6. The Conference reviewed the current security situation with the Chief Constable and the Commissioner. It congratulated both the Commissioner and the Chief Constable on a number of important recent successes, including finds of weaponry and arrests.

CONFIDENCE ISSUES

7. The Conference considered the measures which are being taken by the security forces in response to the current security threat. It reaffirmed the willingness of both Governments to adjust their response if there should be reductions in that threat.

8. The Conference reviewed recent parades and discussed the prospects for next year's marching season. It underlined the need for those engaged in the planning of parades and the local communities involved to engage in dialogue, and to exercise compromise and balance in the interests of the community as a whole, with a view to reaching early agreements between all concerned. It looked forward in this context to the report of the Independent Review of Parades and Marches in Northern Ireland and recognised that early follow-up on the report's proposals would be an important factor in easing tensions in advance of next year's parades. The Conference recalled its long-standing view that the right to demonstrate must be exercised with respect for the sensitivities of others and with regard for public order.
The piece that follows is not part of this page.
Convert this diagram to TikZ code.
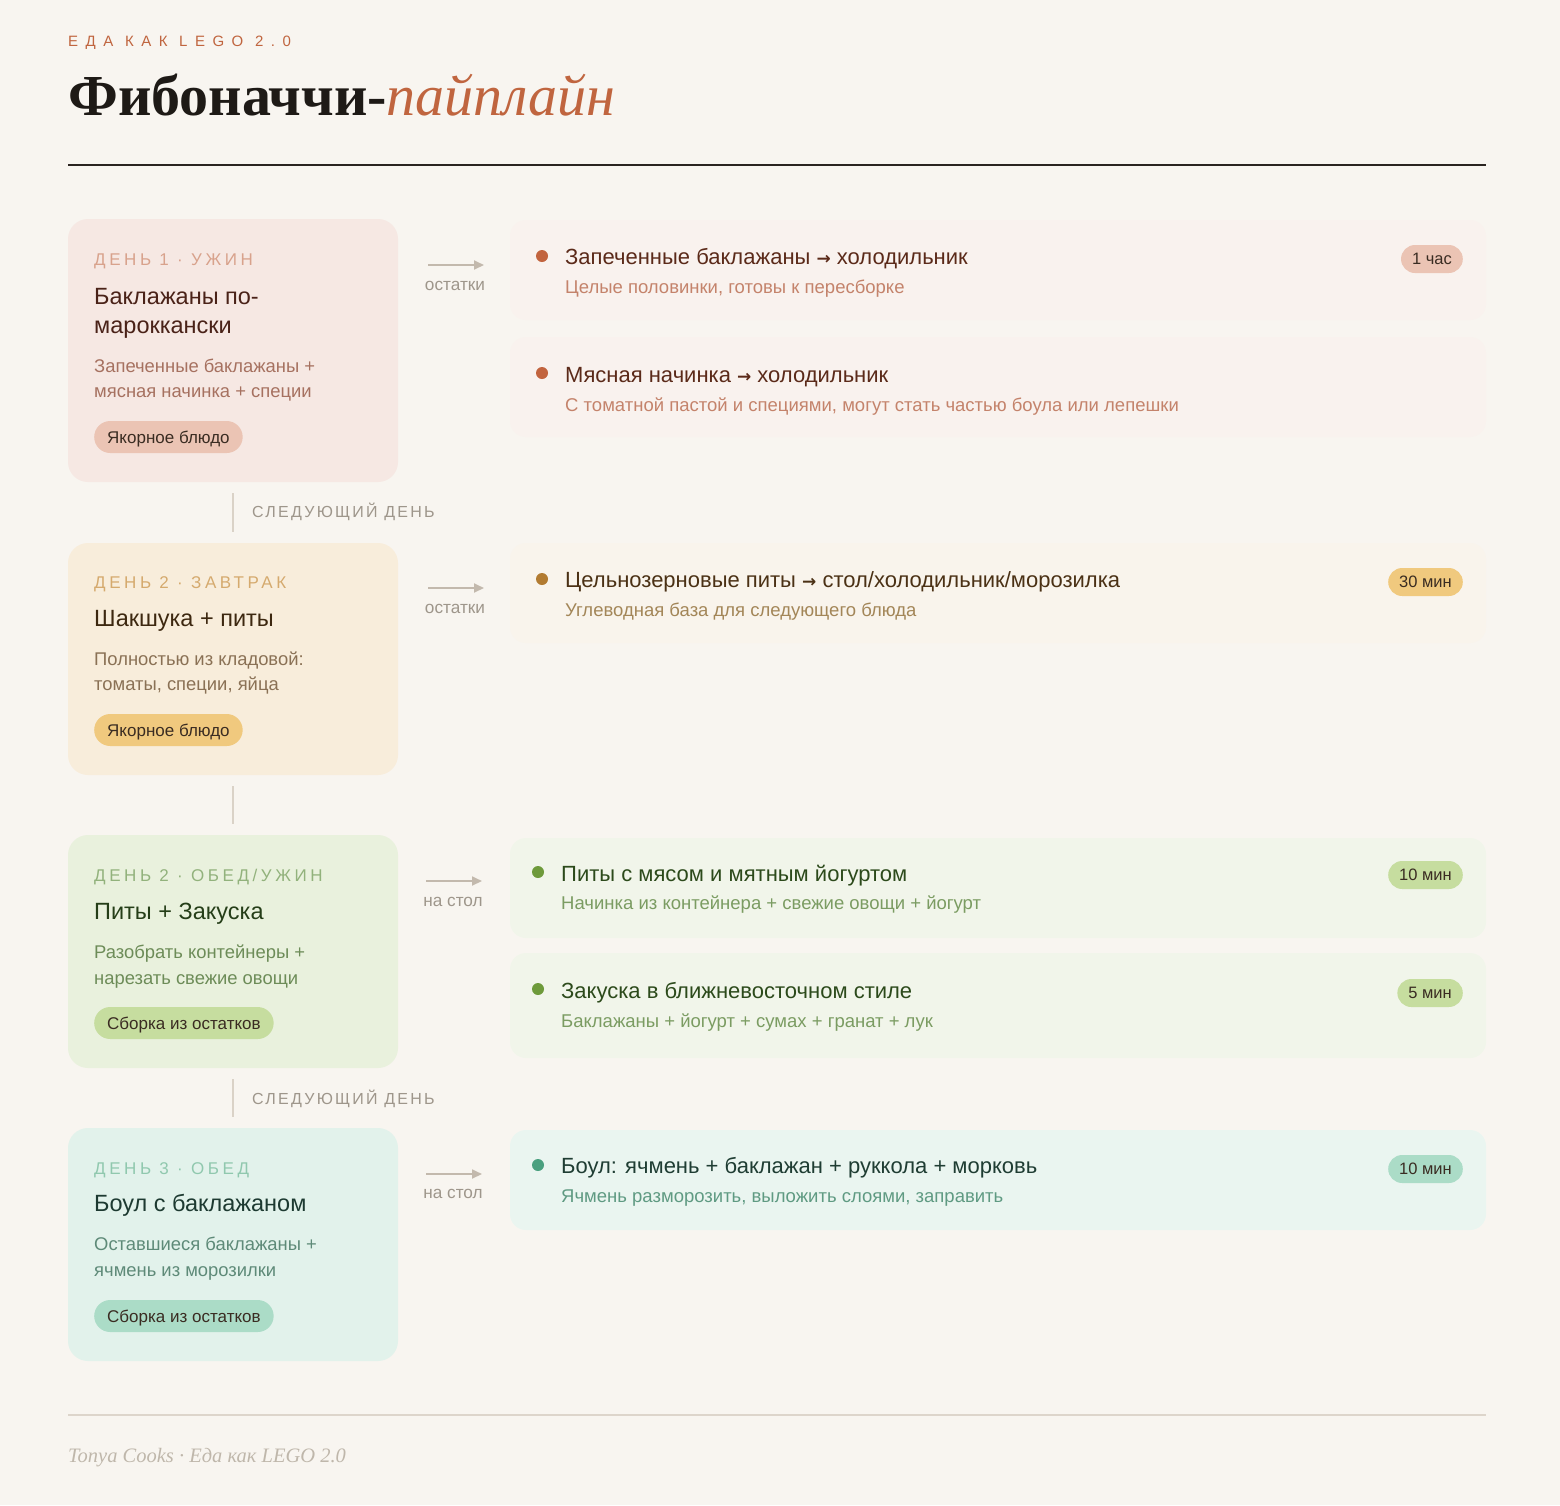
\documentclass[tikz,border=0pt]{standalone}
\usepackage{fontspec}
\setmainfont{Liberation Sans}
\newfontfamily\titleserif{Liberation Serif}
\newfontfamily\spaced[LetterSpace=21]{Liberation Sans}
\newfontfamily\nextfont[LetterSpace=14]{Liberation Sans}
\newfontfamily\kickerfont[LetterSpace=50]{Liberation Sans}
\newfontfamily\arrowfont{DejaVu Sans}
\newcommand{\toarrow}{{\arrowfont\bfseries\fontsize{17}{17}\selectfont →}}
\usetikzlibrary{positioning,arrows.meta}

\definecolor{page}{HTML}{F8F5F0}
\definecolor{ink}{HTML}{1E1A16}
\definecolor{terra}{HTML}{C0653F}
\definecolor{rulec}{HTML}{2A2420}
\definecolor{footrule}{HTML}{DDD5CB}
\definecolor{footgray}{HTML}{BFB7AB}
\definecolor{arrowgray}{HTML}{C3B9AD}
\definecolor{notegray}{HTML}{9E968B}
\definecolor{linkgray}{HTML}{DAD2C7}
\definecolor{pilltext}{HTML}{3A2C22}
% day 1
\definecolor{aFill}{HTML}{F6E8E3}
\definecolor{aKick}{HTML}{D8A28C}
\definecolor{aHead}{HTML}{4A2218}
\definecolor{aText}{HTML}{A67160}
\definecolor{aPill}{HTML}{EBC4B4}
\definecolor{aDot}{HTML}{C2643E}
\definecolor{aItem}{HTML}{5B2A19}
\definecolor{aSub}{HTML}{C4836B}
\definecolor{aPanel}{HTML}{F9F2EE}
% day 2 breakfast
\definecolor{bFill}{HTML}{F8EDDB}
\definecolor{bKick}{HTML}{D5AA6E}
\definecolor{bHead}{HTML}{3D2810}
\definecolor{bText}{HTML}{8A7155}
\definecolor{bPill}{HTML}{F0C97E}
\definecolor{bDot}{HTML}{B27B31}
\definecolor{bItem}{HTML}{4B3115}
\definecolor{bSub}{HTML}{A38658}
\definecolor{bPanel}{HTML}{F9F4EC}
% day 2 dinner
\definecolor{cFill}{HTML}{E9F1DD}
\definecolor{cKick}{HTML}{92B27C}
\definecolor{cHead}{HTML}{253E18}
\definecolor{cText}{HTML}{6D8C58}
\definecolor{cPill}{HTML}{C6DD9F}
\definecolor{cDot}{HTML}{6E9A3B}
\definecolor{cItem}{HTML}{2C4A1B}
\definecolor{cSub}{HTML}{7B9C62}
\definecolor{cPanel}{HTML}{F1F5EA}
% day 3
\definecolor{dFill}{HTML}{E2F2EB}
\definecolor{dKick}{HTML}{90C8AE}
\definecolor{dHead}{HTML}{1D3A31}
\definecolor{dText}{HTML}{5E8A78}
\definecolor{dPill}{HTML}{ABDCC7}
\definecolor{dDot}{HTML}{4AA07F}
\definecolor{dItem}{HTML}{1F3D33}
\definecolor{dSub}{HTML}{5F9A82}
\definecolor{dPanel}{HTML}{EAF5F0}

\begin{document}
\begin{tikzpicture}[x=1pt,y=-1pt,
  card/.style={rounded corners=20pt,minimum width=330pt,inner sep=0pt},
  panel/.style={rounded corners=16pt,minimum width=976pt,inner sep=0pt},
  kick/.style={anchor=base west,inner sep=0pt,font=\spaced\fontsize{17}{17}\selectfont},
  head/.style={anchor=base west,inner sep=0pt,font=\fontsize{23.5}{23.5}\selectfont},
  desc/.style={anchor=base west,inner sep=0pt,font=\fontsize{18.4}{18.4}\selectfont},
  pill/.style={anchor=west,rounded corners=16pt,minimum height=32pt,inner xsep=13pt,inner ysep=0pt,
    text height=12.2pt,text depth=0pt,text=pilltext,font=\fontsize{17}{17}\selectfont},
  badge/.style={anchor=east,rounded corners=14pt,minimum height=28pt,inner xsep=11pt,inner ysep=0pt,
    text height=11.8pt,text depth=0pt,text=pilltext,font=\fontsize{16.5}{16.5}\selectfont},
  dot/.style={circle,inner sep=0pt,minimum size=12pt},
  itemhead/.style={anchor=base west,inner sep=0pt,font=\fontsize{22}{22}\selectfont},
  itemsub/.style={anchor=base west,inner sep=0pt,font=\fontsize{18.5}{18.5}\selectfont},
  flow/.style={draw=arrowgray,line width=1.8pt,-{Triangle[length=10pt,width=9pt]}},
  note/.style={inner sep=0pt,text=notegray,font=\fontsize{17.2}{17.2}\selectfont},
  nextday/.style={anchor=base west,inner sep=0pt,text=notegray,font=\nextfont\fontsize{16}{16}\selectfont},
  link/.style={draw=linkgray,line width=2pt}]

\fill[page] (0,0) rectangle (1560,1505);
\useasboundingbox (0,0) rectangle (1560,1505);

% header
\node[anchor=base west,inner sep=0pt,text=terra,font=\kickerfont\fontsize{15}{15}\selectfont]
  (kicker) at (68,46) {ЕДА КАК LEGO 2.0};
\node[anchor=base west,inner sep=0pt,text=ink,font=\titleserif\fontsize{58}{58}\selectfont]
  (title) at (68,115) {\bfseries Фибоначчи-\textcolor{terra}{\mdseries\itshape пайплайн}};
\draw[rulec,line width=2pt] (68,165) -- (1486,165);

% day cards
\node[card,fill=aFill,minimum height=263pt] (c1) at (233,350.5) {};
\node[card,fill=bFill,minimum height=232pt] (c2) at (233,659) {};
\node[card,fill=cFill,minimum height=233pt] (c3) at (233,951.5) {};
\node[card,fill=dFill,minimum height=233pt] (c4) at (233,1244.5) {};

\node[kick,text=aKick] (k1) at (94,265) {ДЕНЬ 1 · УЖИН};
\node[head,text=aHead] (h1) at (94,304) {Баклажаны по-};
\node[head,text=aHead] (h1b) at (94,333) {мароккански};
\node[desc,text=aText] (d1) at (94,372) {Запеченные баклажаны +};
\node[desc,text=aText] (d1b) at (94,397) {мясная начинка + специи};
\node[pill,fill=aPill] (p1) at (94,437) {Якорное блюдо};

\node[kick,text=bKick] (k2) at (94,588) {ДЕНЬ 2 · ЗАВТРАК};
\node[head,text=bHead] (h2) at (94,626) {Шакшука + питы};
\node[desc,text=bText] (d2) at (94,665) {Полностью из кладовой:};
\node[desc,text=bText] (d2b) at (94,690) {томаты, специи, яйца};
\node[pill,fill=bPill] (p2) at (94,730) {Якорное блюдо};

\node[kick,text=cKick] (k3) at (94,881) {ДЕНЬ 2 · ОБЕД/УЖИН};
\node[head,text=cHead] (h3) at (94,919) {Питы + Закуска};
\node[desc,text=cText] (d3) at (94,958) {Разобрать контейнеры +};
\node[desc,text=cText] (d3b) at (94,984) {нарезать свежие овощи};
\node[pill,fill=cPill] (p3) at (94,1023) {Сборка из остатков};

\node[kick,text=dKick] (k4) at (94,1174) {ДЕНЬ 3 · ОБЕД};
\node[head,text=dHead] (h4) at (94,1211) {Боул с баклажаном};
\node[desc,text=dText] (d4) at (94,1250) {Оставшиеся баклажаны +};
\node[desc,text=dText] (d4b) at (94,1276) {ячмень из морозилки};
\node[pill,fill=dPill] (p4) at (94,1316) {Сборка из остатков};

% links between days
\draw[link] ([yshift=-11pt]c1.south) -- ([yshift=11pt]c2.north);
\draw[link] ([yshift=-11pt]c2.south) -- ([yshift=11pt]c3.north);
\draw[link] ([yshift=-11pt]c3.south) -- ([yshift=11pt]c4.north);
\node[nextday] (nd1) at (252,517) {СЛЕДУЮЩИЙ ДЕНЬ};
\node[nextday] (nd2) at (252,1104) {СЛЕДУЮЩИЙ ДЕНЬ};

% arrows to outputs
\coordinate (a1s) at (428,265); \coordinate (a1e) at (484,265);
\coordinate (a2s) at (428,588); \coordinate (a2e) at (484,588);
\coordinate (a3s) at (426,881); \coordinate (a3e) at (482,881);
\coordinate (a4s) at (426,1174); \coordinate (a4e) at (482,1174);
\draw[flow] (a1s) -- (a1e);
\draw[flow] (a2s) -- (a2e);
\draw[flow] (a3s) -- (a3e);
\draw[flow] (a4s) -- (a4e);
\node[note] (n1) at (455,286) {остатки};
\node[note] (n2) at (455,609) {остатки};
\node[note] (n3) at (453,902) {на стол};
\node[note] (n4) at (453,1194) {на стол};

% output panels
\node[panel,fill=aPanel,minimum height=100pt] (o1) at (998,270) {};
\node[panel,fill=aPanel,minimum height=100pt] (o2) at (998,387) {};
\node[panel,fill=bPanel,minimum height=100pt] (o3) at (998,593) {};
\node[panel,fill=cPanel,minimum height=100pt] (o4) at (998,888) {};
\node[panel,fill=cPanel,minimum height=105pt] (o5) at (998,1005.5) {};
\node[panel,fill=dPanel,minimum height=100pt] (o6) at (998,1180) {};

\node[dot,fill=aDot] (e1) at (542,256) {};
\node[itemhead,text=aItem] (t1) at (565,264) {Запеченные баклажаны \toarrow{} холодильник};
\node[itemsub,text=aSub] (s1) at (565,293) {Целые половинки, готовы к пересборке};
\node[badge,fill=aPill] (b1) at (1463,259) {1 час};

\node[dot,fill=aDot] (e2) at (542,373) {};
\node[itemhead,text=aItem] (t2) at (565,382) {Мясная начинка \toarrow{} холодильник};
\node[itemsub,text=aSub] (s2) at (565,411) {С томатной пастой и специями, могут стать частью боула или лепешки};

\node[dot,fill=bDot] (e3) at (542,579) {};
\node[itemhead,text=bItem] (t3) at (565,587) {Цельнозерновые питы \toarrow{} стол/холодильник/морозилка};
\node[itemsub,text=bSub] (s3) at (565,616) {Углеводная база для следующего блюда};
\node[badge,fill=bPill] (b3) at (1463,582) {30 мин};

\node[dot,fill=cDot] (e4) at (538,872) {};
\node[itemhead,text=cItem] (t4) at (561,881) {Питы с мясом и мятным йогуртом};
\node[itemsub,text=cSub] (s4) at (561,909) {Начинка из контейнера + свежие овощи + йогурт};
\node[badge,fill=cPill] (b4) at (1463,875) {10 мин};

\node[dot,fill=cDot] (e5) at (538,989) {};
\node[itemhead,text=cItem] (t5) at (561,998) {Закуска в ближневосточном стиле};
\node[itemsub,text=cSub] (s5) at (561,1027) {Баклажаны + йогурт + сумах + гранат + лук};
\node[badge,fill=cPill] (b5) at (1463,993) {5 мин};

\node[dot,fill=dDot] (e6) at (538,1165) {};
\node[itemhead,text=dItem] (t6) at (561,1173) {Боул: ячмень + баклажан + руккола + морковь};
\node[itemsub,text=dSub] (s6) at (561,1202) {Ячмень разморозить, выложить слоями, заправить};
\node[badge,fill=dPill] (b6) at (1463,1169) {10 мин};

% footer
\draw[footrule,line width=1.5pt] (68,1415) -- (1486,1415);
\node[anchor=base west,inner sep=0pt,text=footgray,font=\titleserif\itshape\fontsize{20.5}{20.5}\selectfont]
  (foot) at (68,1462) {Tonya Cooks · Еда как LEGO 2.0};
\end{tikzpicture}
\end{document}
9. Ministers discussed a number of prisons issues and noted recent prisoner transfers from the UK to the Republic.

10. The Conference also considered a number of reviews of policing matters which are in progress at present. It noted that the need to ensure that policing arrangements in Northern Ireland are impartial, sensitive to both traditions and command widespread acceptance across the whole community would be an important issue for discussion in the political negotiations.

ECONOMIC AND SOCIAL ISSUES

11. The Conference considered recent progress in the work which it had commissioned into ways of improving and extending RTE and Telefis na Gaeilge reception in Northern Ireland. it looked forward to early agreement on this subject.

12. It also welcomed the recent decision to recognise Bunscoil an Iuir in Newry and looked forward to the continuing facilitating of parental choice as regards Irish language schooling in Northern Ireland.

13. It also discussed the future of the Springvale project.


Comments by the Secretary of State, questioned by the media after the meeting

Question
Do you agree with the fringe Loyalist parties that the Stormont talks are on the verge of collapse?

Sir Patrick Mayhew
No, I don't. I think that there is a danger that they can run out of steam unless all participants really put their backs into keeping them going. That of course is the wish of the vast majority of people right across this community here in Northern Ireland.

Question
Are you confident that the parties will be able to move towards the talks, leaving decommissioning behind them?

Sir Patrick Mayhew
I know that it is possible for them to do so and it is certainly the wish of this government, and I am quite sure that it is the wish of the Irish government, and I know it to be the wish of most, if not all, of the participants in these talks that they do get into the substantive stuff.

Question
Do you view the current Ulster Unionist Party's position on decommissioning to be at variance with the spirit and the letters of the Mitchell Report?

Sir Patrick Mayhew
I think that it is very well known that both governments and the parties to this talks process found themselves, base themselves upon all aspects of the Mitchell Report. I am not going to break the rule of confidentiality about these talks in discussing individual party's positions, what they have said and where they are, but everybody knows that what I have just said is a common position, namely basing themselves upon the Mitchell Report. And I think that if people do that then I believe that gives them the best prospect of carrying this process through, out of the procedural matters and out of matters which are now focusing on decommissioning and into the substantive three-stranded talks.

Question
The Republicans are saying that a formula [inaudible] might help bring about a new IRA ceasefire has been with the government, or with the Prime Minister, for something like four weeks. Will there be a response to that?

Sir Patrick Mayhew
I think that the government's position is very clear as to what is needed to get Sinn Fein into the talks and thereby to justify the votes of those who supported them in the recent elections. There has to be an unequivocal restoration of the ceasefire, then there has to be a demonstration of commitment to peaceful means... That is written into the Act of Parliament which set up the electoral process, so all of that is known and we are not prepared to move away from that, and indeed I would not be allowed to move away from that by our own domestic law. I believe that that is fully understood and I want to see them fulfilling those requirements because obviously it is a better process if everybody who has been elected to it is in it than if only 9 out of 10. But let there be no mistake about this, the absence of Sinn Fein from this process, if they insist on maintaining their self-exclusion, is not going to bring that process to an end. There is very valuable work that can be done and it can be brought forward to a successful conclusion even though they are not there. We hope that they will fulfil the requirements as everybody else has.

Question
Can you help us on what basis there is within those suggestions for movement forward, can we believe the speculation that an IRA ceasefire can be obtained.

Sir Patrick Mayhew
Plainly an IRA ceasefire can be obtained and plainly an IRA ceasefire should be obtained and plainly and IRA ceasefire should never have been ended. You have to look, as we have said time and again, at all the circumstances, not just at what is said, though that is obviously important, but what is being done on the ground, and just as importantly what is no longer being done.